● **Objective**
Output the material beneath this task exactly, images excluded.
··· Provided material
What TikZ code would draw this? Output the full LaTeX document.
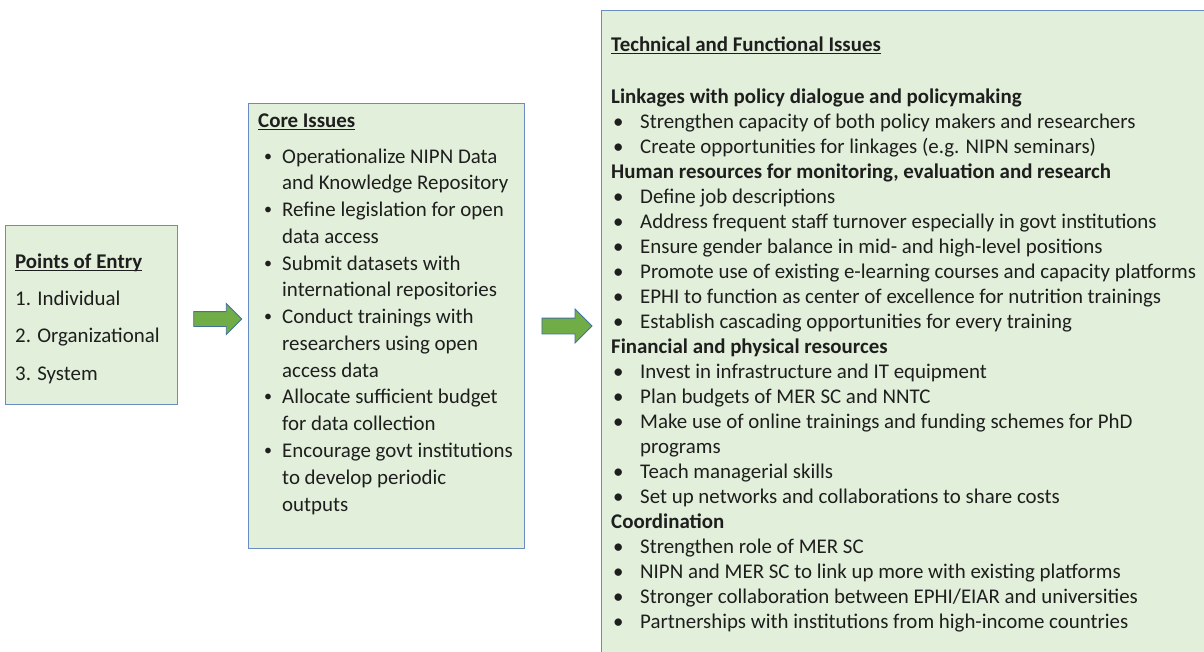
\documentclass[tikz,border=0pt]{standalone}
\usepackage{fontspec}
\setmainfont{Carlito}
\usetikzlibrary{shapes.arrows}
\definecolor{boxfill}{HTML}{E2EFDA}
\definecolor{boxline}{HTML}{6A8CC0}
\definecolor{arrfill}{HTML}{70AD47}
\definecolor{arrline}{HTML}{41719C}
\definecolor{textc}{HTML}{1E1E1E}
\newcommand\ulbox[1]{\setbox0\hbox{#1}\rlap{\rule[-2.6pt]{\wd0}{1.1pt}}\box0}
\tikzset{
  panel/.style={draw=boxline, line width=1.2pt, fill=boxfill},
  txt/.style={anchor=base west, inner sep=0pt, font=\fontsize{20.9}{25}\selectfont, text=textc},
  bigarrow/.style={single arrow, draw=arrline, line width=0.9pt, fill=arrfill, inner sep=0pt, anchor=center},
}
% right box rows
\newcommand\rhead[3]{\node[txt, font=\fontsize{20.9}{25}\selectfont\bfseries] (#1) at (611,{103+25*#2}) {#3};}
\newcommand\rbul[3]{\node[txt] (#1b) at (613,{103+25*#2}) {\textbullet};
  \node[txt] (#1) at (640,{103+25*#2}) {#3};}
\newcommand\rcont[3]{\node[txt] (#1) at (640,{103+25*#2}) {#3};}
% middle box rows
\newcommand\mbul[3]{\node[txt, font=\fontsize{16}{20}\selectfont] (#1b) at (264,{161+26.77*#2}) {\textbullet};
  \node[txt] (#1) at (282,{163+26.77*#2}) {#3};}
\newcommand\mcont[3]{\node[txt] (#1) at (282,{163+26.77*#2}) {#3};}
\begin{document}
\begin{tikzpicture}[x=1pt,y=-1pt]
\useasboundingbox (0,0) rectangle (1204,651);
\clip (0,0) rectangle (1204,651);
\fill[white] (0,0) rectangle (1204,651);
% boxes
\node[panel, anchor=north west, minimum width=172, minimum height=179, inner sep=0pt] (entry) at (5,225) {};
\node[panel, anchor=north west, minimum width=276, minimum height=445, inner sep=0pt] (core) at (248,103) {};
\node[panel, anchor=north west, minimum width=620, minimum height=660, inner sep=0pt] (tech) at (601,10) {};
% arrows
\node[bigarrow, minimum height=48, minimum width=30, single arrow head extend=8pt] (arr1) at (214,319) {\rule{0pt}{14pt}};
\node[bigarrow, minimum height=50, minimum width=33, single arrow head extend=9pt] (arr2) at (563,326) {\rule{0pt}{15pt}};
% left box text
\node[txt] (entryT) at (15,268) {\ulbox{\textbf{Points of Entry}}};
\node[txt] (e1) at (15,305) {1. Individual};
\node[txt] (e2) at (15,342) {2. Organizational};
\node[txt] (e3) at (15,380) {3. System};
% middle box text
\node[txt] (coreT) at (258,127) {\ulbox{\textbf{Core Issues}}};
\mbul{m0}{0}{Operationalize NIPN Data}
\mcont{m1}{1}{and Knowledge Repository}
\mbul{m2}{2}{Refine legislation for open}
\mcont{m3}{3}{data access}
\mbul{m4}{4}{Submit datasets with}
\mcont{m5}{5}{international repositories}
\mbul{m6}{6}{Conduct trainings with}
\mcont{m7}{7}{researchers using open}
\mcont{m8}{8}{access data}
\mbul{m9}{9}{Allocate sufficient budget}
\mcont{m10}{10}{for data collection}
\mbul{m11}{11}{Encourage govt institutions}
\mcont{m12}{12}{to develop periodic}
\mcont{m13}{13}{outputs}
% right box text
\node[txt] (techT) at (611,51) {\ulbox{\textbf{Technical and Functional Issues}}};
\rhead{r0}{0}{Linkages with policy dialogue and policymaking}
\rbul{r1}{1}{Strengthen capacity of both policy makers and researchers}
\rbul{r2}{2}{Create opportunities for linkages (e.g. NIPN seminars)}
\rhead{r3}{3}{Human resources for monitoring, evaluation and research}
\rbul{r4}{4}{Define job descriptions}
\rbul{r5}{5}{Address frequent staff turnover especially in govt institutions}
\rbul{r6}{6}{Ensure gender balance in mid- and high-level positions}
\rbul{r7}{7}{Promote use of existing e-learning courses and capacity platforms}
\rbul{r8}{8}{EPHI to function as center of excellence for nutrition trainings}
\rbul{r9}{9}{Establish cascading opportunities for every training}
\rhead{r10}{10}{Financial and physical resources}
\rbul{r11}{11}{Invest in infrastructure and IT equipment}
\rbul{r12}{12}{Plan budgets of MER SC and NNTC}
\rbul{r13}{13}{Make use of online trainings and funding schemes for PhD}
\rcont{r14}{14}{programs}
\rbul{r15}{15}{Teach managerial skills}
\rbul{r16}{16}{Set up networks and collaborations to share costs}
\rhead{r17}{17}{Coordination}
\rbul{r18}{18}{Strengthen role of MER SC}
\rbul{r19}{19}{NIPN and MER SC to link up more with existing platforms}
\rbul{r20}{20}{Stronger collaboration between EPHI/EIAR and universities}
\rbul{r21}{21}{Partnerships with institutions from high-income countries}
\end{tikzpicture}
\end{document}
······
● **Answer to this problem**
What TikZ code would draw this? Output the full LaTeX document.
\documentclass[tikz,border=0pt]{standalone}
\usepackage{fontspec}
\setmainfont{Carlito}
\usetikzlibrary{shapes.arrows}
\definecolor{boxfill}{HTML}{E2EFDA}
\definecolor{boxline}{HTML}{6A8CC0}
\definecolor{arrfill}{HTML}{70AD47}
\definecolor{arrline}{HTML}{41719C}
\definecolor{textc}{HTML}{1E1E1E}
\newcommand\ulbox[1]{\setbox0\hbox{#1}\rlap{\rule[-2.6pt]{\wd0}{1.1pt}}\box0}
\tikzset{
  panel/.style={draw=boxline, line width=1.2pt, fill=boxfill},
  txt/.style={anchor=base west, inner sep=0pt, font=\fontsize{20.9}{25}\selectfont, text=textc},
  bigarrow/.style={single arrow, draw=arrline, line width=0.9pt, fill=arrfill, inner sep=0pt, anchor=center},
}
% right box rows
\newcommand\rhead[3]{\node[txt, font=\fontsize{20.9}{25}\selectfont\bfseries] (#1) at (611,{103+25*#2}) {#3};}
\newcommand\rbul[3]{\node[txt] (#1b) at (613,{103+25*#2}) {\textbullet};
  \node[txt] (#1) at (640,{103+25*#2}) {#3};}
\newcommand\rcont[3]{\node[txt] (#1) at (640,{103+25*#2}) {#3};}
% middle box rows
\newcommand\mbul[3]{\node[txt, font=\fontsize{16}{20}\selectfont] (#1b) at (264,{161+26.77*#2}) {\textbullet};
  \node[txt] (#1) at (282,{163+26.77*#2}) {#3};}
\newcommand\mcont[3]{\node[txt] (#1) at (282,{163+26.77*#2}) {#3};}
\begin{document}
\begin{tikzpicture}[x=1pt,y=-1pt]
\useasboundingbox (0,0) rectangle (1204,651);
\clip (0,0) rectangle (1204,651);
\fill[white] (0,0) rectangle (1204,651);
% boxes
\node[panel, anchor=north west, minimum width=172, minimum height=179, inner sep=0pt] (entry) at (5,225) {};
\node[panel, anchor=north west, minimum width=276, minimum height=445, inner sep=0pt] (core) at (248,103) {};
\node[panel, anchor=north west, minimum width=620, minimum height=660, inner sep=0pt] (tech) at (601,10) {};
% arrows
\node[bigarrow, minimum height=48, minimum width=30, single arrow head extend=8pt] (arr1) at (214,319) {\rule{0pt}{14pt}};
\node[bigarrow, minimum height=50, minimum width=33, single arrow head extend=9pt] (arr2) at (563,326) {\rule{0pt}{15pt}};
% left box text
\node[txt] (entryT) at (15,268) {\ulbox{\textbf{Points of Entry}}};
\node[txt] (e1) at (15,305) {1. Individual};
\node[txt] (e2) at (15,342) {2. Organizational};
\node[txt] (e3) at (15,380) {3. System};
% middle box text
\node[txt] (coreT) at (258,127) {\ulbox{\textbf{Core Issues}}};
\mbul{m0}{0}{Operationalize NIPN Data}
\mcont{m1}{1}{and Knowledge Repository}
\mbul{m2}{2}{Refine legislation for open}
\mcont{m3}{3}{data access}
\mbul{m4}{4}{Submit datasets with}
\mcont{m5}{5}{international repositories}
\mbul{m6}{6}{Conduct trainings with}
\mcont{m7}{7}{researchers using open}
\mcont{m8}{8}{access data}
\mbul{m9}{9}{Allocate sufficient budget}
\mcont{m10}{10}{for data collection}
\mbul{m11}{11}{Encourage govt institutions}
\mcont{m12}{12}{to develop periodic}
\mcont{m13}{13}{outputs}
% right box text
\node[txt] (techT) at (611,51) {\ulbox{\textbf{Technical and Functional Issues}}};
\rhead{r0}{0}{Linkages with policy dialogue and policymaking}
\rbul{r1}{1}{Strengthen capacity of both policy makers and researchers}
\rbul{r2}{2}{Create opportunities for linkages (e.g. NIPN seminars)}
\rhead{r3}{3}{Human resources for monitoring, evaluation and research}
\rbul{r4}{4}{Define job descriptions}
\rbul{r5}{5}{Address frequent staff turnover especially in govt institutions}
\rbul{r6}{6}{Ensure gender balance in mid- and high-level positions}
\rbul{r7}{7}{Promote use of existing e-learning courses and capacity platforms}
\rbul{r8}{8}{EPHI to function as center of excellence for nutrition trainings}
\rbul{r9}{9}{Establish cascading opportunities for every training}
\rhead{r10}{10}{Financial and physical resources}
\rbul{r11}{11}{Invest in infrastructure and IT equipment}
\rbul{r12}{12}{Plan budgets of MER SC and NNTC}
\rbul{r13}{13}{Make use of online trainings and funding schemes for PhD}
\rcont{r14}{14}{programs}
\rbul{r15}{15}{Teach managerial skills}
\rbul{r16}{16}{Set up networks and collaborations to share costs}
\rhead{r17}{17}{Coordination}
\rbul{r18}{18}{Strengthen role of MER SC}
\rbul{r19}{19}{NIPN and MER SC to link up more with existing platforms}
\rbul{r20}{20}{Stronger collaboration between EPHI/EIAR and universities}
\rbul{r21}{21}{Partnerships with institutions from high-income countries}
\end{tikzpicture}
\end{document}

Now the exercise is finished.